Welchen Informationen ist zu trauen?

Ich will nicht verhehlen, dass am Ende eines langen, aufregenden und – wie im Falle der Großdemo gegen den Kohleabbau – unübersichtlichen Nachrichtentages das Pendel auch hätte anders ausschlagen können. Welchen Fernsehbildern, Web-Videos oder Korrespondentenberichten war wirklich zu trauen? Die Aussagen der Kollegen und auch der Teilnehmer, die zu Wort kamen, fielen teils widersprüchlich aus. Belastbares Material, das einen klaren Eindruck lieferte, gab es nicht: Wie aggressiv war „die Polizei“ in ihrer Gesamtheit, wie friedlich waren „die Demonstranten“?

Vor diesem Hintergrund wäre ein Titelfoto, das den Schlagstockeinsatz plakativ hervorhebt, ebenso denkbar gewesen. Und die Reaktionen? Die Zeitung wäre genauso schnell an den Pranger gestellt worden, in diesem Fall aus dem anderen Lager wegen der unangemessenen Darstellung von brutaler Polizeigewalt. Die hat es übrigens gegeben, wie NRW-Innenminister Herbert Reul einräumt, der Untersuchungen ankündigt. Gleichzeitig stimmen viele Berichte darin überein, dass formierte Gruppen von Protestlern von vornherein mit einer friedlichen Demo nichts am Hut hatten und bewusst auf Konfrontationskurs gingen.

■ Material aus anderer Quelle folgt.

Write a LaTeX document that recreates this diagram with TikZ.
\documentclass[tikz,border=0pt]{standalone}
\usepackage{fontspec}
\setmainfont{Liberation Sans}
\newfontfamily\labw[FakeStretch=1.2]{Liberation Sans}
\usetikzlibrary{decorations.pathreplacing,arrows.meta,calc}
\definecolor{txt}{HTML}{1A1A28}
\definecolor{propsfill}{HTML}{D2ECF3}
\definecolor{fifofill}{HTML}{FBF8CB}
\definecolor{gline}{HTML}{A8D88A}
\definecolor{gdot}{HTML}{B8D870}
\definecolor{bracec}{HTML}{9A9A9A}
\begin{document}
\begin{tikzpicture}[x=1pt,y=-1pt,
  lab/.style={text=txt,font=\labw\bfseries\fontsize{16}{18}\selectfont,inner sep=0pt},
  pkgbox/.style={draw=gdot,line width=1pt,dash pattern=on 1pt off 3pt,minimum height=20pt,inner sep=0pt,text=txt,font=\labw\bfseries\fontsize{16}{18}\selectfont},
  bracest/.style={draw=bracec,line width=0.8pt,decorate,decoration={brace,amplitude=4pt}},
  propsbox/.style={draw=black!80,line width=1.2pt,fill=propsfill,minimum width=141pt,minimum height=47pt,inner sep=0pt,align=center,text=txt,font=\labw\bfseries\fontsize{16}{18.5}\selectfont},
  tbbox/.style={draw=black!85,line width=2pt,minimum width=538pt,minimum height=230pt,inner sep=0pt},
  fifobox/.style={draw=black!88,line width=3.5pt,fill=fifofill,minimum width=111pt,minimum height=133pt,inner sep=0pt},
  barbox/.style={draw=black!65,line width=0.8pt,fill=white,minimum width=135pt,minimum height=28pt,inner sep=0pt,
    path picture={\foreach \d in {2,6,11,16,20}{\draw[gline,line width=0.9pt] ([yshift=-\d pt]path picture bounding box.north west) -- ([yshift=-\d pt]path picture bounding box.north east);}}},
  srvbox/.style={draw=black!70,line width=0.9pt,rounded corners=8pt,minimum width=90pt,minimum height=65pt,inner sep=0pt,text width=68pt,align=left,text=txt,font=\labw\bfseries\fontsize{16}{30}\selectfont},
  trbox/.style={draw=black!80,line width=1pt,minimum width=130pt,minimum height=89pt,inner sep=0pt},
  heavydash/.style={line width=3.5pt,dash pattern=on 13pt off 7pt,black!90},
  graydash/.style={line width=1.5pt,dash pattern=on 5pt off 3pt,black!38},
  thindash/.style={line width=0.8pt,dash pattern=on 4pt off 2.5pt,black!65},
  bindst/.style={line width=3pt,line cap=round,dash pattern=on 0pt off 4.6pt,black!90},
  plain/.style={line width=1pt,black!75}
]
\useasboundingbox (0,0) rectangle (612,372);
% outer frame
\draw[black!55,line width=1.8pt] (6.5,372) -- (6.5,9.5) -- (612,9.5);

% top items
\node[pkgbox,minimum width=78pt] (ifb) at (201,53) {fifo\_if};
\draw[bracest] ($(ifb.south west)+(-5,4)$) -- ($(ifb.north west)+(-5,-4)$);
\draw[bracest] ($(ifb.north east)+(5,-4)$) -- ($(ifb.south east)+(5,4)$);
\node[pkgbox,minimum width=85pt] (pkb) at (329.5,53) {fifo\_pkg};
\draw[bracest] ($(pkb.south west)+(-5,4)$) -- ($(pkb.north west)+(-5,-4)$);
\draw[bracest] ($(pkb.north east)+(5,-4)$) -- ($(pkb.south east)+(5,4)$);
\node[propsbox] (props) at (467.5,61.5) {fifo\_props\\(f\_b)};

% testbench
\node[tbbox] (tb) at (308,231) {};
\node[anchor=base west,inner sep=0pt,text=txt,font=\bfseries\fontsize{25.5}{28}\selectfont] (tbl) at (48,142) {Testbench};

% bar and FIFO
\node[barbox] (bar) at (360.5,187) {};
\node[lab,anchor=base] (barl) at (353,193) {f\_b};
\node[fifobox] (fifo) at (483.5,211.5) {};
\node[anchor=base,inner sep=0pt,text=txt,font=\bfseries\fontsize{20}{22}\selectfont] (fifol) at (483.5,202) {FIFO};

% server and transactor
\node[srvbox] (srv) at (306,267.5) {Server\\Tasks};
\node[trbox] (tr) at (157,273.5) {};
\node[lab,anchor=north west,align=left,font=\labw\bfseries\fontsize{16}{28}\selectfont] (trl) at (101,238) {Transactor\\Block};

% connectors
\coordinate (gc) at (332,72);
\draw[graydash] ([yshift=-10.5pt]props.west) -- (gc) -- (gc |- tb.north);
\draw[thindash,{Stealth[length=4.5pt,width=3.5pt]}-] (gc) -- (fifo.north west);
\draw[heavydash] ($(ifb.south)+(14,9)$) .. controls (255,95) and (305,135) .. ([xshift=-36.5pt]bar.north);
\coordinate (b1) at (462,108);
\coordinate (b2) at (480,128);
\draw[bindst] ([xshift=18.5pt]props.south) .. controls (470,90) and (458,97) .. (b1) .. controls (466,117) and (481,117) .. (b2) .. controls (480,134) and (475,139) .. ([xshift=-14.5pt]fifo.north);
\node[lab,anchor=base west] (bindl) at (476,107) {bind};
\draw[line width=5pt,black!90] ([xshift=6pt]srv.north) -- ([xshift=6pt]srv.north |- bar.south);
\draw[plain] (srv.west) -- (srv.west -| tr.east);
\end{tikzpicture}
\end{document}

Meinung braucht Begründung

Urteilen Sie selbst, liebe Leserinnen und Leser, überprüfen Sie gerne unsere journalistische Arbeit. Aber machen Sie sich bitte frei von dem Gedanken, bei unserem Job spielten persönliche Neigungen und Abneigungen eine Rolle. Wer dabei erwischt wird, hat keine große Zukunft in der Branche – weder bei den GN noch anderswo im Auftrag seriöser Medien. Unsere professionelle Meinung begründen wir in Kommentaren, und wir stellen uns jederzeit der inhaltlichen Kritik daran, denn wir haben die Wahrheit nicht gepachtet. Andere leider schon.